The meaning and purpose of life is a topic that man has toiled over since his first sapient thought. But what if we knew the answer to this question? And what if we knew that how and when we’d breathe our last breath was unchangeable, as if written in stone? These are just a small fraction of the existential questions posed, in director Mark Romanek (One-Hour Photo) and screenwriter Alex Garland’s (Sunshine) powerful adaptation of Kazuo Ishiguro’s 2005 novel Never Let Me Go.
With the help of a sad-eyed narrator named Kathy H., played by Carey Mulligan, we’re transported to Hailsham, a Dickensian boarding school for “special” students located in a dystopian 1970s English countryside. Amongst hundreds of their peers and a handful of strict teachers, pre-teen Kathy (Isobel Meikle-Smal), Tommy (Charlie Rowe) and Ruth (Ella Purnell) live seemingly normal lives, chatting coyly and participating in art and sports.
The perfect children in their perfect clothes and perfect manners at first seem innocently peculiar, but through subtle hints and a reveal 30 minutes in, we soon understand that something about this seemingly idyllic world is amiss. The children exist for a specific purpose unbeknownst to them, and to us, until a particularly caring teacher at the school decides it’s her duty to explain the brutal truth. With no parents in sight and no chance of changing their fate, the children live on as they had before having knowledge of their purpose.
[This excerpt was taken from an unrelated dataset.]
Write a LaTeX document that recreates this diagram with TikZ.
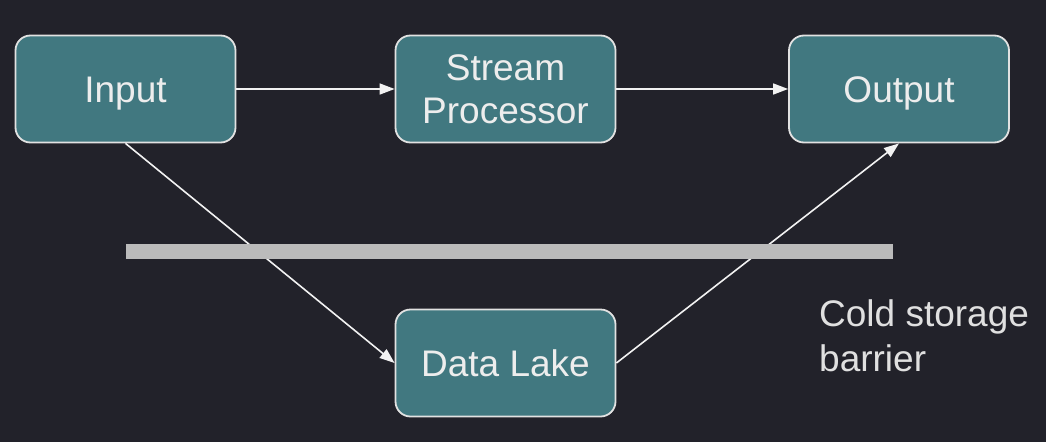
\documentclass[tikz,border=0pt]{standalone}
\usepackage{fontspec}
\setmainfont{Liberation Sans}
\usetikzlibrary{arrows.meta}
\definecolor{bgdark}{HTML}{22222A}
\definecolor{boxteal}{HTML}{417880}
\definecolor{boxline}{HTML}{E2E2E2}
\definecolor{barrgray}{HTML}{BBBBBB}

\begin{document}
\begin{tikzpicture}[x=1pt, y=-1pt]
    % boxes of the pipeline
    \tikzstyle{stage}=[draw=boxline, line width=1.8pt, fill=boxteal, rounded corners=15pt,
        minimum width=220pt, minimum height=107pt, inner sep=0, align=center,
        text=white!93!black, font=\fontsize{37}{43}\selectfont]
    % single line labels: centre on the capitals
    \tikzstyle{oneline}=[text height=26.5pt, text depth=0pt]
    % connectors
    \tikzstyle{flow}=[draw=white!95!black, line width=1.6pt, -{Triangle[length=15pt, width=11pt]}]
    \fill[bgdark] (0,0) rectangle (1046,442);
    \useasboundingbox (0,0) rectangle (1046,442);
    \node[stage, oneline] (input) at (125.5,89) {Input};
    \node[stage] (stream) at (505.5,89) {Stream\\Processor};
    \node[stage, oneline] (output) at (899,89) {Output};
    \node[stage, oneline] (lake) at (505.5,363) {Data Lake};
    \draw[flow] (input) -- (stream);
    \draw[flow] (stream) -- (output);
    \draw[flow] (input.south) -- (lake.west);
    \draw[flow] (lake.east) -- (output.south);
    % the barrier sits over the two slanted lines
    \fill[barrgray] (126,244) rectangle (893,259);
    \node[anchor=north west, inner sep=0, align=left, text=white!88!black,
        font=\fontsize{37}{45}\selectfont] (barrier) at (819,299) {Cold storage\\barrier};
\end{tikzpicture}
\end{document}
Never Let Me Gojumps ahead to the mid-1980s, as 18-year-olds Kathy, Tommy and Ruth (played in their adult form by Carey Mulligan, Andrew Garfield and Keira Knightley) are moved into something of a halfway house called the Cottages, to await “completion” of their duties. By now Ruth and Tommy are a couple, and Kathy is left to pine for Tommy silently with her nose in a novel. As tensions between the threesome come to a head, Kathy decides to take up the position of a “carer,” leaving her friend behind, only to be reunited under humbling circumstances a decade later.
Knowing the secret of their fate is not imperative before seeing the film, in fact not knowing is a key aspect of what makes the subject matter so powerful. You’re invested in the characters’ lives, and by the end you’ll find it as hard to accept their destiny as they do.
Casting is spot-on and the child versions of Kathy, Tommy and Ruth not only physically resemble their elder incarnations, but also manage to convey their varying levels of confidence and their subtle personal quirks.
Special praise goes to Mulligan, who has never been better. As Kathy, she wholly embodies a young woman who has spent her whole life yearning for something so close, but unreachable due to an inflexible fate. Kathy may be the shy, quiet one of the group, but she need not verbalize when she can say so much with a pair of tear-ridden eyes and a faint twinge of a facial muscle. Garfield shows his dramatic prowess as the shy, lumbering Tommy and Knightley breathes a humanity into the conniving and tragically jealous Ruth.
In a film market saturated with big-budget remakes and tiresome reboots, Never Let Me Go is a powerful reminder that a great script and story with inspired, yet restrained performances leaves more of an impact than explosions and a high body count.